-- Task details --
Report how many lines hold the string "diagram". Give the number and nothing else.

(Code that draws figures)
════════════════════

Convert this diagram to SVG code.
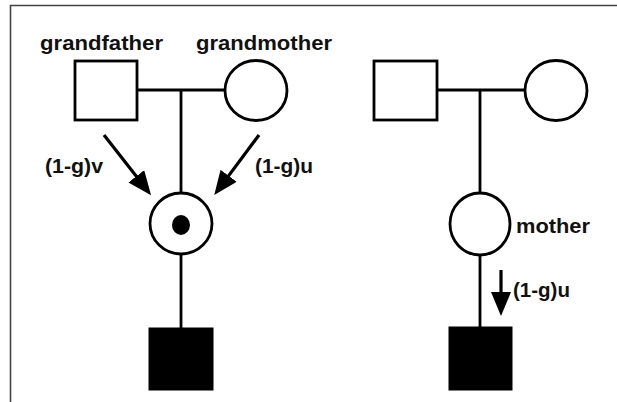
<svg xmlns="http://www.w3.org/2000/svg" width="617" height="402" viewBox="0 0 617 402">
<defs>
<style>
.n{fill:#fff;stroke:#000;stroke-width:2.8}
.f{fill:#000;stroke:#000;stroke-width:1}
.l{stroke:#000;stroke-width:2.8;fill:none}
.a{stroke:#000;stroke-width:3.2;fill:none;marker-end:url(#ah)}
.t{font-family:"Liberation Sans",Arial,Helvetica,sans-serif;font-weight:bold;font-size:21px;fill:#111}
</style>
<marker id="ah" markerUnits="userSpaceOnUse" markerWidth="24" markerHeight="20" refX="6" refY="10" orient="auto">
<path d="M0,0 L24,10 L0,20 z" fill="#000"/>
</marker>
</defs>
<rect width="617" height="402" fill="#fff"/>
<path d="M10.5,402 V5.5 H617" fill="none" stroke="#444" stroke-width="1.6"/>
<g id="connectors">
<path class="l" d="M137,90 H225 M181,90 V193 M181,254 V328"/>
<path class="l" d="M437,90 H525 M480,90 V193 M480,255 V327"/>
<line class="a" x1="104" y1="135" x2="140" y2="181"/>
<line class="a" x1="259" y1="135" x2="225" y2="180.6"/>
<line class="a" x1="501" y1="270" x2="501" y2="298"/>
<text class="t" x="45" y="173" textLength="58" lengthAdjust="spacingAndGlyphs">(1-g)v</text>
<text class="t" x="255" y="173" textLength="58" lengthAdjust="spacingAndGlyphs">(1-g)u</text>
<text class="t" x="513" y="297" textLength="57" lengthAdjust="spacingAndGlyphs">(1-g)u</text>
</g>
<g id="grandfather">
<rect class="n" x="75" y="61" width="62" height="59"/>
<text class="t" x="40" y="50" textLength="123" lengthAdjust="spacingAndGlyphs">grandfather</text>
</g>
<g id="grandmother">
<ellipse class="n" cx="256" cy="90.5" rx="31" ry="30"/>
<text class="t" x="196" y="50" textLength="136" lengthAdjust="spacingAndGlyphs">grandmother</text>
</g>
<g id="carrier">
<ellipse class="n" cx="181" cy="223.5" rx="31" ry="30.5"/>
<ellipse cx="181" cy="225" rx="9" ry="10" fill="#000"/>
</g>
<g id="son-left">
<rect class="f" x="149" y="328" width="64" height="62"/>
</g>
<g id="grandfather-right">
<rect class="n" x="374" y="61" width="63" height="59"/>
</g>
<g id="grandmother-right">
<ellipse class="n" cx="556" cy="90.5" rx="31" ry="30"/>
</g>
<g id="mother">
<ellipse class="n" cx="480" cy="224" rx="30" ry="31"/>
<text class="t" x="516" y="233" textLength="74" lengthAdjust="spacingAndGlyphs">mother</text>
</g>
<g id="son-right">
<rect class="f" x="449" y="327" width="63" height="63"/>
</g>
</svg>
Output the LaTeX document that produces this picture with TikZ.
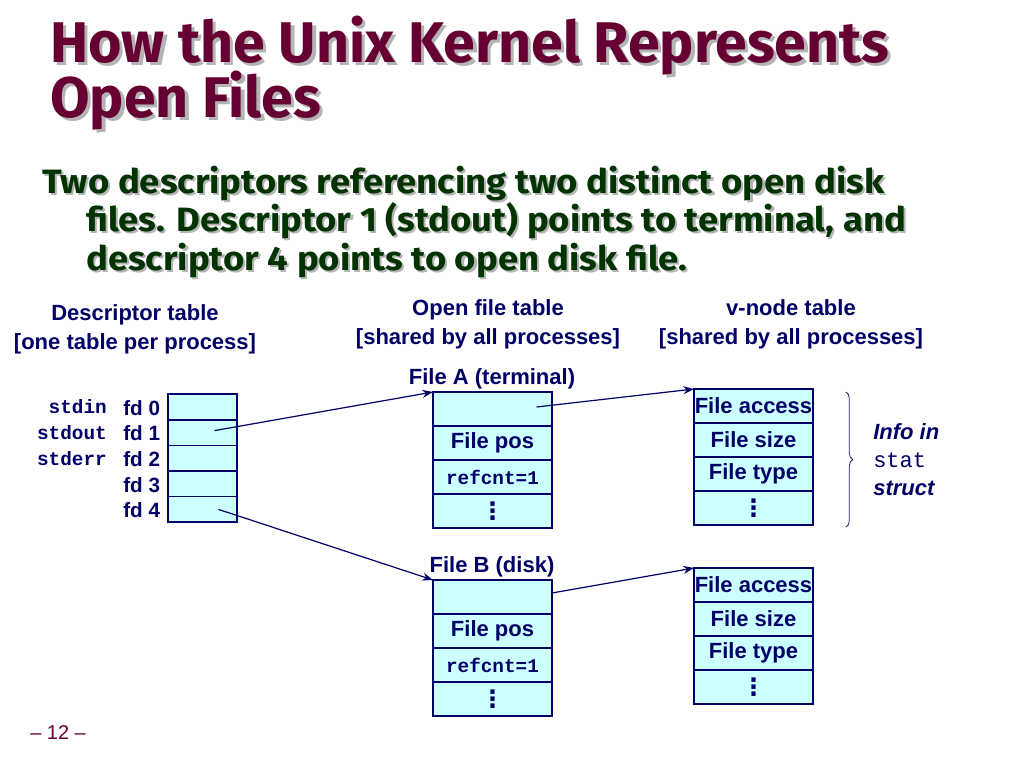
\documentclass[tikz,border=0pt]{standalone}
\usepackage{fontspec}
\setmainfont{Liberation Sans}
\setmonofont{Liberation Mono}
\newfontfamily\titlefont{Fira Sans}
\newfontfamily\subfont[FakeStretch=1.08]{Fira Sans}
\newfontfamily\dejavu{DejaVu Sans}
\usetikzlibrary{arrows.meta,decorations.pathreplacing}
\definecolor{navy}{HTML}{000066}
\definecolor{maroon}{HTML}{660033}
\definecolor{dgreen}{HTML}{003300}
\definecolor{cellfill}{HTML}{CCFFFF}
\definecolor{shadowgray}{HTML}{B4B4B4}
\newcommand\shtext[3]{\rlap{\smash{\kern#3\raisebox{-#3}{\textcolor{shadowgray}{#2}}}}\textcolor{#1}{#2}}
\newcommand\vdotsbig{{\dejavu\bfseries\fontsize{18}{18}\selectfont ⋮}}
\begin{document}
\begin{tikzpicture}[x=0.75pt,y=-0.75pt,
  cell/.style={draw=navy,fill=cellfill,line width=1.1pt,inner sep=0pt,outer sep=0pt,
    text=navy,font=\bfseries\fontsize{16.5}{19}\selectfont},
  fdcell/.style={cell,minimum width=51.75pt,minimum height=19.2pt},
  ofcell/.style={cell,minimum width=89.25pt,minimum height=25.5pt},
  vncell/.style={cell,minimum width=89.25pt,minimum height=25.5pt},
  lbl/.style={text=navy,font=\bfseries\fontsize{16.5}{20}\selectfont,inner sep=0pt,align=center},
  fdlbl/.style={text=navy,font=\bfseries\fontsize{15.5}{18}\selectfont,inner sep=0pt,anchor=west},
  stdlbl/.style={text=navy,font=\ttfamily\bfseries\fontsize{14.5}{18}\selectfont,inner sep=0pt,anchor=east},
  mono/.style={font=\ttfamily\bfseries\fontsize{14.5}{18}\selectfont},
  ptr/.style={draw=navy,line width=0.9pt,-{Stealth[length=8pt,width=6pt]}},
  ttl/.style={font=\titlefont\bfseries\fontsize{43}{50}\selectfont,inner sep=0pt,anchor=base west},
  sub/.style={font=\subfont\bfseries\fontsize{25.3}{30}\selectfont,inner sep=0pt,anchor=base west}
]
\useasboundingbox (0,0) rectangle (1024,768);
\fill[white] (0,0) rectangle (1024,768);

% Title with shadow
\node[ttl] (t1) at (50,62) {\shtext{maroon}{How the Unix Kernel Represents}{2.5pt}};
\node[ttl] (t2) at (50,117) {\shtext{maroon}{Open Files}{2.5pt}};

% Subtitle with shadow
\node[sub] (s1) at (42,193) {\shtext{dgreen}{Two descriptors referencing two distinct open disk}{1.6pt}};
\node[sub] (s2) at (86,231) {\shtext{dgreen}{files. Descriptor 1 (stdout) points to terminal, and}{1.6pt}};
\node[sub] (s3) at (86,270) {\shtext{dgreen}{descriptor 4 points to open disk file.}{1.6pt}};

% Headings
\node[lbl] (hdesc) at (135,329) {Descriptor table\\[2pt][one table per process]};
\node[lbl] (hopen) at (488,324) {Open file table\\[2pt][shared by all processes]};
\node[lbl] (hvnode) at (791,324) {v-node table\\[2pt][shared by all processes]};

% Descriptor table
\node[fdcell] (fd0) at (202.5,407) {};
\node[fdcell] (fd1) at (202.5,432.6) {};
\node[fdcell] (fd2) at (202.5,458.2) {};
\node[fdcell] (fd3) at (202.5,483.8) {};
\node[fdcell] (fd4) at (202.5,509.4) {};
\node[fdlbl] (l0) at (123,408) {fd 0};
\node[fdlbl] (l1) at (123,433.6) {fd 1};
\node[fdlbl] (l2) at (123,459.2) {fd 2};
\node[fdlbl] (l3) at (123,484.8) {fd 3};
\node[fdlbl] (l4) at (123,510.4) {fd 4};
\node[stdlbl] (sin) at (107,407) {stdin};
\node[stdlbl] (sout) at (107,433) {stdout};
\node[stdlbl] (serr) at (107,459) {stderr};

% Open file table A
\node[lbl] (fAh) at (492,379) {File A (terminal)};
\node[ofcell] (fa1) at (492.5,409) {};
\node[ofcell] (fa2) at (492.5,443) {\raisebox{-1.5pt}{File pos}};
\node[ofcell,mono] (fa3) at (492.5,477) {refcnt=1};
\node[ofcell] (fa4) at (492.5,511) {\vdotsbig};

% Open file table B
\node[lbl] (fBh) at (492,567) {File B (disk)};
\node[ofcell] (fb1) at (492.5,597) {};
\node[ofcell] (fb2) at (492.5,631) {\raisebox{-1.5pt}{File pos}};
\node[ofcell,mono] (fb3) at (492.5,665) {refcnt=1};
\node[ofcell] (fb4) at (492.5,699) {\vdotsbig};

% v-node table A
\node[vncell] (va1) at (753.5,406) {\raisebox{-1.5pt}{File access}};
\node[vncell] (va2) at (753.5,440) {\raisebox{-1.5pt}{File size}};
\node[vncell] (va3) at (753.5,474) {\raisebox{-1.5pt}{File type}};
\node[vncell] (va4) at (753.5,508) {\vdotsbig};

% v-node table B
\node[vncell] (vb1) at (753.5,585) {\raisebox{-1.5pt}{File access}};
\node[vncell] (vb2) at (753.5,619) {\raisebox{-1.5pt}{File size}};
\node[vncell] (vb3) at (753.5,653) {\raisebox{-1.5pt}{File type}};
\node[vncell] (vb4) at (753.5,687) {\vdotsbig};

% Brace and stat label
\coordinate (bt) at (846,392);
\coordinate (bb) at (846,527);
\draw[navy!70!gray,line width=0.6pt,decorate,decoration={brace,amplitude=5pt}] (bt) -- (bb);
\node[lbl,align=left,anchor=west] (info) at (873,460) {\itshape Info in\\[1pt]{\ttfamily\mdseries\fontsize{16.5}{19}\selectfont stat}\\[1pt]\itshape struct};

% Pointers
\draw[ptr] ([xshift=9pt,yshift=1.5pt]fd1.center) -- (fa1.north west);
\draw[ptr] ([xshift=12pt]fd4.center) -- (fb1.north west);
\draw[ptr] ([xshift=33pt,yshift=1.5pt]fa1.center) -- (va1.north west);
\draw[ptr] ([yshift=3pt]fb1.east) -- (vb1.north west);

% Page number
\node[text=maroon,font=\fontsize{15}{17}\selectfont,inner sep=0pt,anchor=west] (pg) at (30,733) {– 12 –};
\end{tikzpicture}
\end{document}
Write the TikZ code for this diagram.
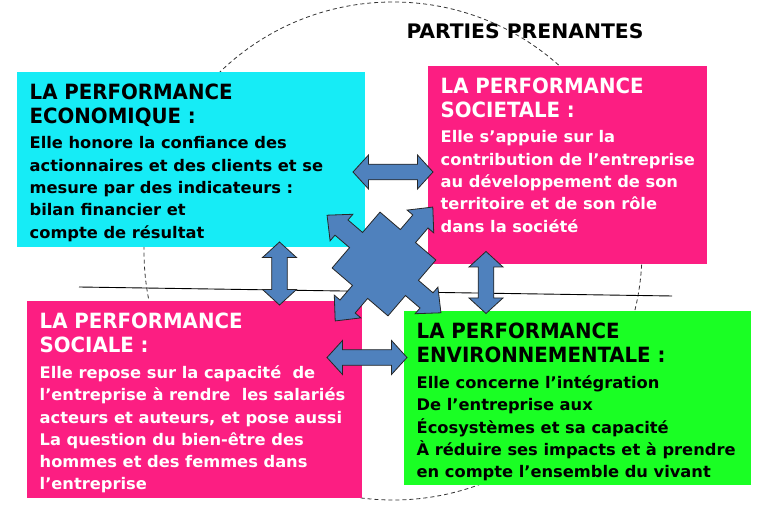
\documentclass[tikz,border=0pt]{standalone}
\usepackage{fontspec}
\newfontfamily\headfamily{DejaVu Sans Condensed Bold}[FakeStretch=1.045]
\newfontfamily\bodyfamily{DejaVu Sans Condensed Bold}[FakeStretch=1.13]
\definecolor{ecocyan}{RGB}{22,236,246}
\definecolor{socpink}{RGB}{252,30,130}
\definecolor{envgreen}{RGB}{26,255,36}
\definecolor{arrowblue}{RGB}{79,129,189}
\newcommand{\padx}{12.5}
\newcommand{\headdrop}{11.5}
\newcommand{\bodydrop}{64.5}
\newcommand{\headlen}{15.5}
\newcommand{\headhalf}{17}
\newcommand{\shafthalf}{7.8}

\begin{document}
\begin{tikzpicture}[x=1pt, y=1pt,
    panel/.style={anchor=south west, inner sep=0pt, outer sep=0pt},
    boxtext/.style={anchor=north west, inner sep=0pt, align=left},
    headfont/.style={font=\headfamily\fontsize{21}{24.5}\selectfont},
    bodyfont/.style={font=\bodyfamily\fontsize{16}{22.3}\selectfont},
    blockarrow/.style={fill=arrowblue, draw=black!85, line width=0.8pt, line join=miter},
    pics/twoway/.style={code={
        \draw[blockarrow] (-#1,0) -- (-#1+\headlen,\headhalf) -- (-#1+\headlen,\shafthalf)
            -- (#1-\headlen,\shafthalf) -- (#1-\headlen,\headhalf) -- (#1,0)
            -- (#1-\headlen,-\headhalf) -- (#1-\headlen,-\shafthalf)
            -- (-#1+\headlen,-\shafthalf) -- (-#1+\headlen,-\headhalf) -- cycle;}}]
    \useasboundingbox (0,0) rectangle (768,505);

    % stakeholders ring and axis
    \draw[black!80, line width=0.8pt, dash pattern=on 4pt off 3pt] (393,254) circle[radius=249];
    \draw[black, line width=0.9pt] (79,218) -- (672,209);
    \node[font=\bodyfamily\fontsize{20}{22}\selectfont] (title) at (525,474) {PARTIES PRENANTES};

    % boxes
    \node[panel, fill=ecocyan, minimum width=348, minimum height=175] (ecobox) at (17,258) {};
    \node[panel, fill=socpink, minimum width=279, minimum height=198] (sctbox) at (428,241) {};
    \node[panel, fill=socpink, minimum width=335, minimum height=197] (socbox) at (27,7) {};
    \node[panel, fill=envgreen, minimum width=347, minimum height=174] (envbox) at (404,20) {};

    % labels
    \node[boxtext, headfont] (ecohead) at ([xshift=\padx, yshift=-\headdrop]ecobox.north west)
        {LA PERFORMANCE\\ECONOMIQUE :};
    \node[boxtext, bodyfont] (ecobody) at ([xshift=\padx, yshift=-\bodydrop]ecobox.north west)
        {Elle honore la confiance des\\actionnaires et des clients et se\\mesure par des indicateurs :\\bilan financier et\\compte de résultat};
    \node[boxtext, headfont, white] (scthead) at ([xshift=\padx, yshift=-\headdrop]sctbox.north west)
        {LA PERFORMANCE\\SOCIETALE :};
    \node[boxtext, bodyfont, white] (sctbody) at ([xshift=\padx, yshift=-\bodydrop]sctbox.north west)
        {Elle s’appuie sur la\\contribution de l’entreprise\\au développement de son\\territoire et de son rôle\\dans la société};
    \node[boxtext, headfont, white] (sochead) at ([xshift=\padx, yshift=-\headdrop]socbox.north west)
        {LA PERFORMANCE\\SOCIALE :};
    \node[boxtext, bodyfont, white] (socbody) at ([xshift=\padx, yshift=-\bodydrop]socbox.north west)
        {Elle repose sur la capacité\ \ de\\l’entreprise à rendre\ \ les salariés\\acteurs et auteurs, et pose aussi\\La question du bien-être des\\hommes et des femmes dans\\l’entreprise};
    \node[boxtext, headfont] (envhead) at ([xshift=\padx, yshift=-\headdrop]envbox.north west)
        {LA PERFORMANCE\\ENVIRONNEMENTALE :};
    \node[boxtext, bodyfont] (envbody) at ([xshift=\padx, yshift=-\bodydrop]envbox.north west)
        {Elle concerne l’intégration\\De l’entreprise aux\\Écosystèmes et sa capacité\\À réduire ses impacts et à prendre\\en compte l’ensemble du vivant};

    % links
    \pic (toplink) at (393,333) {twoway=40};
    \pic (lowlink) at (367,147.5) {twoway=40};
    \pic[rotate=90] (leftlink) at (279.5,231.5) {twoway=31.5};
    \pic[rotate=90] (rightlink) at (486,222.5) {twoway=31};

    % centre quad arrow
    \begin{scope}[shift={(384,241)}, rotate=49.4]
        \draw[blockarrow] (36.8,-36.8) \foreach \r in {0,90,180,270}{
            -- ([rotate=\r]36.8,-10) -- ([rotate=\r]56,-10) -- ([rotate=\r]56,-17.5)
            -- ([rotate=\r]75,0) -- ([rotate=\r]56,17.5) -- ([rotate=\r]56,10)
            -- ([rotate=\r]36.8,10) -- ([rotate=\r]36.8,36.8)} -- cycle;
    \end{scope}
\end{tikzpicture}
\end{document}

════════════════════

-- Answer in full --
2